Commentor Sandrew was feeling overlooked because I didn’t pick up on his comment on the Felix Salmon post, a comment that hit the key point in my later response to Salmon. Here’s his comment:
I think you may be focusing on the wrong transaction costs. To pierce the Coasean retort, one must demonstrate that frictions exist to impede the unwinding of CDS and the transfer of bonds. Pirrong argues that if such transactions are efficient, then the perverse incentives that bond hedging via CDS create can be efficiently diffused.

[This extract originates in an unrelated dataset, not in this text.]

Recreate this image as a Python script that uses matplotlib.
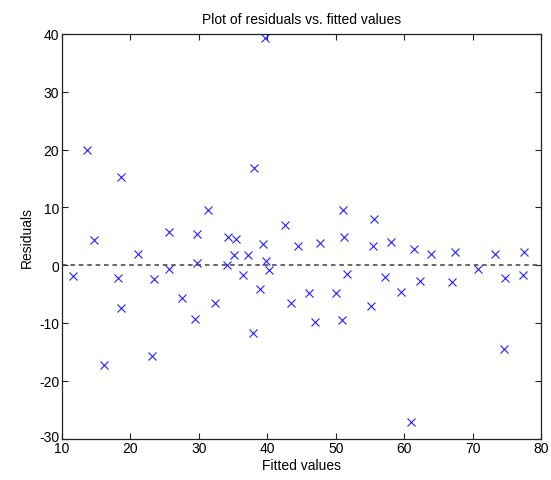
import numpy as np
import matplotlib
matplotlib.use('Agg')
import matplotlib.pyplot as plt
import matplotlib.transforms as mtransforms

# DATOS
ajustados = np.array([11.65, 13.6, 14.7, 16.2, 18.2, 18.6, 18.6, 21.15, 23.4, 23.1,
                      25.7, 25.7, 27.5, 29.7, 29.7, 29.5, 31.3, 32.3, 34.2, 35.4,
                      34.1, 35.2, 37.2, 36.4, 38.1, 37.9, 38.95, 39.4, 39.8, 40.3,
                      39.7, 42.6, 43.4, 44.5, 46.1, 47.0, 47.7, 50.1, 50.9, 51.0,
                      51.2, 51.6, 55.4, 55.6, 55.2, 57.2, 58.1, 59.6, 61.0, 61.4,
                      62.3, 63.9, 67.0, 67.5, 70.8, 73.3, 74.6, 74.8, 77.35, 77.5])
residuos = np.array([-1.8, 20.0, 4.3, -17.2, -2.2, 15.3, -7.4, 1.9, -2.4, -15.8,
                     5.7, -0.6, -5.7, 5.35, 0.3, -9.4, 9.55, -6.6, 4.8, 4.55,
                     0.07, 1.67, 1.67, -1.66, 16.8, -11.8, -4.2, 3.74, 0.64, -0.8,
                     39.3, 6.9, -6.6, 3.3, -4.8, -9.9, 3.9, -4.8, -9.5, 9.6,
                     4.9, -1.6, 3.3, 7.9, -7.0, -2.1, 4.0, -4.7, -27.1, 2.8,
                     -2.7, 2.0, -2.9, 2.25, -0.74, 2.0, -14.5, -2.3, -1.66, 2.3])
xticks = [10, 20, 30, 40, 50, 60, 70, 80]
yticks = [-30, -20, -10, 0, 10, 20, 30, 40]

plt.rcParams['font.family'] = ['Liberation Sans', 'DejaVu Sans']
plt.rcParams['axes.unicode_minus'] = False

fig = plt.figure(figsize=(5.51, 4.81), dpi=100)
ax = fig.add_axes([62/551, 41.5/481, 479/551, 404.5/481])

ax.plot(ajustados, residuos, 'x', color='#2020ff', markersize=5.5, markeredgewidth=0.8)
ax.plot([10, 80], [0, 0], '--', color='#404040', linewidth=1.1, dashes=(3, 2.5))

ax.set_xlim(10, 80)
ax.set_ylim(-30, 40)
ax.set_xticks(xticks)
ax.set_yticks(yticks)
ax.tick_params(direction='in', top=True, right=True, length=4.5, width=0.8,
               labelsize=10, pad=2, color='#222222')
for s in ax.spines.values():
    s.set_linewidth(0.9)
    s.set_color('#222222')

# la etiqueta -30 queda un poco mas arriba, como en el original
abajo = ax.get_yticklabels()[0]
abajo.set_transform(abajo.get_transform() +
                    mtransforms.ScaledTranslation(0, 3/100, fig.dpi_scale_trans))

ax.set_title('Plot of residuals vs. fitted values', fontsize=10, pad=8)
ax.set_xlabel('Fitted values', fontsize=10, labelpad=2)
ax.set_ylabel('Residuals', fontsize=10, labelpad=4)

fig.savefig('out.png', dpi=100)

That said, I’m not convinced that the bond and CDS markets are as well lubricated as Pirrong seems to suggest. To me, the enormity of the CDS market is as much evidence for the presence of significant CDS unwind costs as it is for the popularity of the instruments. If unwinding or novating CDS was so cheap, why did the aggregate notional amounts balloon to umpty-trillion bucks over the course of the past decade?
Sandrew’s comment re the Coasean retort is correct. Re his second paragraph, well, I don’t really take a stand on how well “lubricated” the CDS market is, except to say that if the empty creditor problem is a really big deal, and the bad incentives resulting from hedged bond positions lead to huge costs, in my view it is likely that the CDS market is sufficiently lubricated to permit market participants to avoid such costs. I note that re the ballooning of aggregate amounts, etc., when it became apparent that there were large costs associated with failing to close offsetting positions, market participants acted with alacrity and did large amounts of tear-ups through TriOptima, etc. As a result, notional amounts have fallen dramatically (by about 40 percent if memory serves).
Thanks for the comment on Salmon’s blog, Sandrew. You are on point, and get props from me, if belated ones.